N.Y. Times Journalist Nicholas Kristof Discusses Threats to Free Press
By Peter Tormey
SPOKANE, Wash. — Two-time Pulitzer Prize-winning journalist Nicholas Kristof of The New York Times described to a Gonzaga University audience Nov. 5 how quality journalism and the role of a free press in America — considered vital to a democracy — are threatened by economic and political forces.
“These are frankly dispiriting days in journalism when we feel like we’re in the middle of a war zone not only when we go to Afghanistan or Yemen or Syria, but right here at home. And it is kind of unprecedented in my professional life to have us accused of being the enemy of the people, not by some dictator abroad but by our own president,” Kristof told a packed audience at the Hemmingson Center.

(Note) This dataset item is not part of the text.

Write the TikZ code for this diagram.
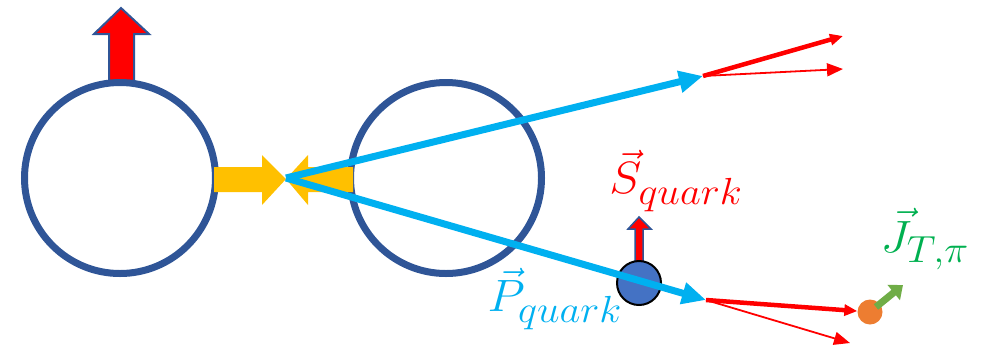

“The attack on the Capital Gazette in Maryland that killed five journalists there. We had the pipe bombs going to a bunch of people, including CNN,” he said. Kristof also decried the slaying of The Washington Post columnist Jamal Khashoggi — whom he had known for 15 years — in the Saudi Consulate in Istanbul on Oct. 2, calling it “a real blow to journalism circles.”
“The idea of this gentle teddy bear of a guy walking onto a consulate of an ally of ours in a NATO country, while his fiancé was waiting outside, and having his fingers chopped off and being murdered and dismembered for his journalism — I find sickening and revolting,” he said. “And I think there was also a sense that that emerged out of an ethos in which journalism and journalists had become targets and were being denounced for political purposes.”
“News organizations around the country at the local level don’t have a clear business model” and desperately need support from their communities to provide the accountability and scrutiny necessary for our democratic government, Kristof said. He described “news deserts” in the United States where 171 counties are without a county newspaper and half of all counties have just one newspaper, typically a weekly.
“Cat videos will bring in audiences and a lot of serious reporting doesn’t,” he said, noting an almost “inverse relationship” between the recent reporting of which he is most proud and cares about the most — particularly humanitarian issues — and that which draws the largest audiences.
Kristof said his reporting in the past year of brutal mass atrocities in South Sudan has gotten virtually no attention. Although expensive and risky to cover, his audience plunged with those stories.
“My mom was the only one who read them,” he said.
Polling offers mixed lessons for journalism and news, he said. On one hand, a recent poll found that 85 percent of the American people agree that freedom of the press is essential for American democracy. However, strong polarization of opinion occurs when politics are inserted into the question, he said.
“Eighty percent of Republicans think that the press treats President Trump unfairly, almost no Democrat believes that. Almost a third of the American people agree that the news media is the enemy of the American people and that includes 48 percent of Republicans in the U.S.,” he said. “Twenty-three percent of Republicans believe that it’s OK for the president to shut down news organizations like The New York Times and The Washington Post. So there is a pretty fundamental trust issue.”
Kristof said he believes journalists failed in the 2016 presidential election to point out the gaps in truth between the candidates.
“I felt we blew it because the public believed, according to polls, that Donald Trump and Hillary Clinton both were untruthful at about the same level,” he said, noting that most reporters covering the campaigns believed Trump was much less truthful than Clinton.
The history of American journalism reveals a tension between truth and fairness, he said, noting that journalists like Edward R. Murrow correctly “pricked the balloon” of McCarthyism in the early 1950s, and did so again during the Civil Rights era by moving away from traditional journalistic tenets regarding fairness.
“It became clear that the public couldn’t really figure out where the truth lay so the reporters, somewhat belatedly, did guide people and tell them what was actually happening in cities during the civil rights marches and that was controversial and there was a lot of resentment,” he said. “In retrospect, I think it was generally conceded that truth was more important than fairness.”
The event was part of Humanities Washington’s statewide fall series, “Moment of Truth: Journalism and Democracy in the Age of Misinformation” featuring free events in Spokane, Seattle, Tri-Cities, Tacoma, and Yakima.